For those who are interested: hydrus uses SHA-256, which spits out 32-byte (256-bit) hashes. The software stores the hash densely, as 32 bytes, only encoding it to 64 hex characters when the user views it or copies to clipboard. SHA-256 is not perfect, but it is a great compromise candidate; it is secure for now, it is reasonably fast, it is available for most programming languages, and newer CPUs perform it more efficiently all the time.
what is an access key?
The hydrus network's repositories do not use username/password, but instead a single strong identifier-password like this:
7ce4dbf18f7af8b420ee942bae42030aab344e91dc0e839260fcd71a4c9879e3
These hex numbers give you access to a particular account on a particular repository, and are often combined like so:
7ce4dbf18f7af8b420ee942bae42030aab344e91dc0e839260fcd71a4c9879e3@hostname.com:45871
They are long enough to be impossible to guess, and also randomly generated, so they reveal nothing personally identifying about you. Many people can use the same access key (and hence the same account) on a repository without consequence, although they will have to share any bandwidth limits, and if one person screws around and gets the account banned, everyone will lose access.

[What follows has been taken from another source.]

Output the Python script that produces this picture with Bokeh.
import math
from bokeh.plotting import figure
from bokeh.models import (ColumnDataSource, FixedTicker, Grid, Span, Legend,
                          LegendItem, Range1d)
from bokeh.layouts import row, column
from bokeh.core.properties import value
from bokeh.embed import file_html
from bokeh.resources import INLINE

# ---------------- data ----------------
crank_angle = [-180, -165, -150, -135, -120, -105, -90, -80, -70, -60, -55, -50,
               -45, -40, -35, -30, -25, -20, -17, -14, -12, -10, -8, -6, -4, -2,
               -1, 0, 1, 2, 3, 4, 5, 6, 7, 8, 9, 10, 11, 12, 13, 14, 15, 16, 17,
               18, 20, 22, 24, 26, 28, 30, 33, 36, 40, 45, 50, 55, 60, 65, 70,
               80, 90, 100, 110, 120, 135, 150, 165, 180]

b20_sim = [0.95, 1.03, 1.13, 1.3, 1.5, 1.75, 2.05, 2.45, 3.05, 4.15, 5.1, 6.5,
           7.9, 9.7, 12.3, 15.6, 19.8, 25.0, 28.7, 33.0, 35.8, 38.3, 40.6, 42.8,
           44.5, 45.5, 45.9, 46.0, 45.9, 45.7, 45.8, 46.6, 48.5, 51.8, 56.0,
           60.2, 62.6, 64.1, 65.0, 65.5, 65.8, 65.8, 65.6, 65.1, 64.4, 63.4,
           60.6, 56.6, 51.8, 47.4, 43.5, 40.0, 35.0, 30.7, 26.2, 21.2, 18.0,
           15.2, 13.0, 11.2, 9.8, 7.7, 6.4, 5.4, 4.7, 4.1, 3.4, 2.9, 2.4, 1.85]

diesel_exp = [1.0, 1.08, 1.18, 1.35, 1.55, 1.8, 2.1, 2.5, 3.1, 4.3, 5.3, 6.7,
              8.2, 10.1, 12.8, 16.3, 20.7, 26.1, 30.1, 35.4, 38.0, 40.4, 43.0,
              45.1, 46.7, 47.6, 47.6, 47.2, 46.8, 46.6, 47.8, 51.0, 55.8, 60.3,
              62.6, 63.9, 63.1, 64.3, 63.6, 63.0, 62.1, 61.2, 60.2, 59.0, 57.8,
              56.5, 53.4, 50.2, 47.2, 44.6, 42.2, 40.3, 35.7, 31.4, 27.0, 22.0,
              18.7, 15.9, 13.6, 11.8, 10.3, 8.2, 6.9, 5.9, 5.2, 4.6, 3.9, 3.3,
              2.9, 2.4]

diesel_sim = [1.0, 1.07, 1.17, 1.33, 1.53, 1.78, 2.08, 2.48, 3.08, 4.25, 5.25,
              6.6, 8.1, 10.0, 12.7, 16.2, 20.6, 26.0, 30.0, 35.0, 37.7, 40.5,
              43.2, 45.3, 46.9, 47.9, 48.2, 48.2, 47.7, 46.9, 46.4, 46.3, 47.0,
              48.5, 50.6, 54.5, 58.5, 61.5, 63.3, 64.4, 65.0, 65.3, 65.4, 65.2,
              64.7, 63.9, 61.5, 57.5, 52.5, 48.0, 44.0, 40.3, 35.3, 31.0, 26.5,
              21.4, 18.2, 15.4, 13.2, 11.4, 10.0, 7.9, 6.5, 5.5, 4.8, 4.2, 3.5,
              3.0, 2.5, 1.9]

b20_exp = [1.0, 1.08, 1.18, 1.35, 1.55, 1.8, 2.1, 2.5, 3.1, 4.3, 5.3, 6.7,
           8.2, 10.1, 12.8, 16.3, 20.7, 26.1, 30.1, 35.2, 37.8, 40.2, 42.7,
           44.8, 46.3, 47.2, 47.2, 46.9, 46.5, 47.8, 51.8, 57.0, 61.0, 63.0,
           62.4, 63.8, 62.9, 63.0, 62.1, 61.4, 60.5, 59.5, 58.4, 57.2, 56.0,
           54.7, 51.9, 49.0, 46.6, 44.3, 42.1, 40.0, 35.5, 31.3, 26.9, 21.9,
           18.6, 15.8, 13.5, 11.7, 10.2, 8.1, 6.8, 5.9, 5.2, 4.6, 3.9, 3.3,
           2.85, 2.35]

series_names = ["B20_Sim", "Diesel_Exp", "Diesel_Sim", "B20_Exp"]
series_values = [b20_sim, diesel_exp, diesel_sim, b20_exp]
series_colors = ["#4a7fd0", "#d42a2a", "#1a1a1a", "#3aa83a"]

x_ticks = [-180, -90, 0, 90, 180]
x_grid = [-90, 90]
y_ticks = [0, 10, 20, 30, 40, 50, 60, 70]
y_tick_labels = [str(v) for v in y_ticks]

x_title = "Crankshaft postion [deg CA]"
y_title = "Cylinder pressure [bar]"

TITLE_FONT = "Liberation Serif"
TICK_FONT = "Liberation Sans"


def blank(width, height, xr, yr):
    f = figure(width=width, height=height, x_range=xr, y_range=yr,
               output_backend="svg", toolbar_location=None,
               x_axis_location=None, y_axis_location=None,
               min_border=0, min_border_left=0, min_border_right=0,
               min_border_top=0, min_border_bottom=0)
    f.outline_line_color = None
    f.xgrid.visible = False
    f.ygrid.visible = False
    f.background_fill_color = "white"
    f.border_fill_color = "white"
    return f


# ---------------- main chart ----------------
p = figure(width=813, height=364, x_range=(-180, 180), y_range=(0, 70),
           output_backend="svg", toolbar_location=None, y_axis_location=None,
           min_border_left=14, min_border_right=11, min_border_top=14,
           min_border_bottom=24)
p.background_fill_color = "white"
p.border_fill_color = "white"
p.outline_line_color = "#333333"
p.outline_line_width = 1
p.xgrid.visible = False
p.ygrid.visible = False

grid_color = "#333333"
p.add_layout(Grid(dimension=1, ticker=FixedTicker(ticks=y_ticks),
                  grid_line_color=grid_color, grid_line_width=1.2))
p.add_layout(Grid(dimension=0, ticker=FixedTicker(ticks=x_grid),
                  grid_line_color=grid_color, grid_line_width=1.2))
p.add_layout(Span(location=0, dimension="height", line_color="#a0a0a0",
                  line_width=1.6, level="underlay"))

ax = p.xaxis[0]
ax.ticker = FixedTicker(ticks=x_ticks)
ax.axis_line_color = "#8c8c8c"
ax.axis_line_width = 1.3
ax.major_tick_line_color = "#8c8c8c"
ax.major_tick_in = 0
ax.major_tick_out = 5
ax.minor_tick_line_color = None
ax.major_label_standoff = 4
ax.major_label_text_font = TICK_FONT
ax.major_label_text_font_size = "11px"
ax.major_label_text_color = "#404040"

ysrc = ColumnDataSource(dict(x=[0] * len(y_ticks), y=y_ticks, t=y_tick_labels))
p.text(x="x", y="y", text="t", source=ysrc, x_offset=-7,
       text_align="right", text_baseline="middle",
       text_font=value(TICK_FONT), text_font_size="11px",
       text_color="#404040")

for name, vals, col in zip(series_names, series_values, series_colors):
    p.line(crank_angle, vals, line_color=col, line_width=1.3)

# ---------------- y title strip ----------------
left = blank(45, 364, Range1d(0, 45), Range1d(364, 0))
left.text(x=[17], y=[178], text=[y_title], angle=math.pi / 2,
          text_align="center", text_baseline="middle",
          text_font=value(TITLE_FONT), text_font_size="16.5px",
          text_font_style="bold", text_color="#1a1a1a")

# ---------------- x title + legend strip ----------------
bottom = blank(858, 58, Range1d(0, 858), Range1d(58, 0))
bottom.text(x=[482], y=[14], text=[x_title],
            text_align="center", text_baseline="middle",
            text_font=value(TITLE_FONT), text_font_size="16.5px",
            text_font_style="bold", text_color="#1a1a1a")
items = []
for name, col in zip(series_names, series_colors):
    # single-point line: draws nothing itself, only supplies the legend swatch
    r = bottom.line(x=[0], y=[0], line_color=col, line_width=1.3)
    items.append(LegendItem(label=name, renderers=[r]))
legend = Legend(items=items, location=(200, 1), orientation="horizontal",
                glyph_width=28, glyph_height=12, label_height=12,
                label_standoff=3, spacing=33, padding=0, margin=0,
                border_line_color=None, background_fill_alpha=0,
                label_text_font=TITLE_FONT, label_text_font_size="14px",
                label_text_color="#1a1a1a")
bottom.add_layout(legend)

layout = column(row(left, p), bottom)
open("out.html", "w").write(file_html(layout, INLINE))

The access key is the account. Do not give it to anyone you do not want to have access to the account. An administrator will never need it; instead they will want your account key.
what is an account key?
This is another long string of random hexadecimal that identifies your account without giving away access. If you need to identify yourself to a repository administrator (say, to get your account's permissions modified), you will need to tell them your account key. You can copy it to your clipboard in services->review services.
why can my friend not see what I just uploaded?
The repositories do not work like conventional search engines; it takes a short but predictable while for changes to propagate to other users.
The client's searches only ever happen over its local cache of what is on the repository. Any changes you make will be delayed for others until their next update occurs. At the moment, the update period is 100,000 seconds, which is about 1 day and 4 hours.